「シャングリラ対話」の目的は、世界で極めて重要な同地域の安定や安全の維持について話し合うことだ。しかし、「シャングリラ対話」に参加しているロシアの著名な東洋学者、ドミトリー・モシャコフ氏は、同会議の雰囲気は年々緊迫しており、この会議で安定性や穏やかさに期待することはできないと述べ、次のように語っている。

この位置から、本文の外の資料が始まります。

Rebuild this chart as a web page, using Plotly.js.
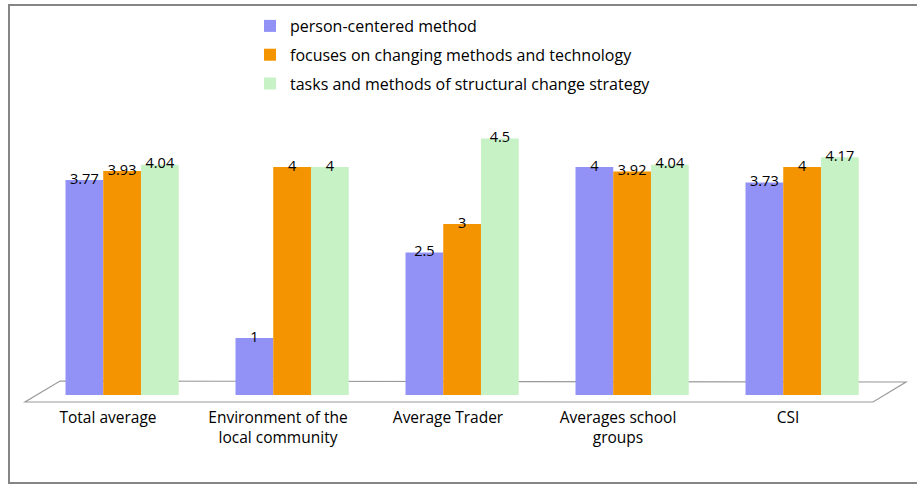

「これは南シナ海で起こっていることと関係している。南シナ海では現在、中国が岩礁やサンゴ礁を埋め立て、係争諸島で新たな人工島を建設している。南シナ海の地図を実際につくり直す必要がある。なぜなら以前、スプラトリー諸島(南沙諸島)最大の島は、シンガポールが管理する太平島だったが、今は中国が埋め立てたファイアリー・クロス礁(中国名:永暑礁)となったからだ。状況は特に複雑だ。なぜなら中国が島へと変化させ、そこにインフラを構築しているこれらのサンゴ礁は、船舶の往来が激しい海域にあるからだ。中国は同海域に対する管理を近いうちにも正式に現実のものとする可能性があり、これはベトナムやフィリピンをはじめとした東南アジア諸国の正当な抗議を引き起こすかもしれない。」
米国は、中国のこのような活動に深刻な懸念を表明している。米国務省のラッセル次官補は、「皆さんは朝目を覚ました時に突然、中国がたくさんの監視所を建設しただけでなく、そこに軍事システムを構築したことを発見するかもしれない」と語った。米国は、不満を抱く中国の隣国を支持しながら、東南アジアへの影響力を強め、そこから自国にとって最大限の利益を引き出そうとしている。中国は「シャングリラ対話」で、米国や南シナ海の近隣諸国から激しい非難を浴びる可能性がある。対立は勢いを増している。そのため勢いを抑えるためには、多大な努力と、それを望む意思が必要だ。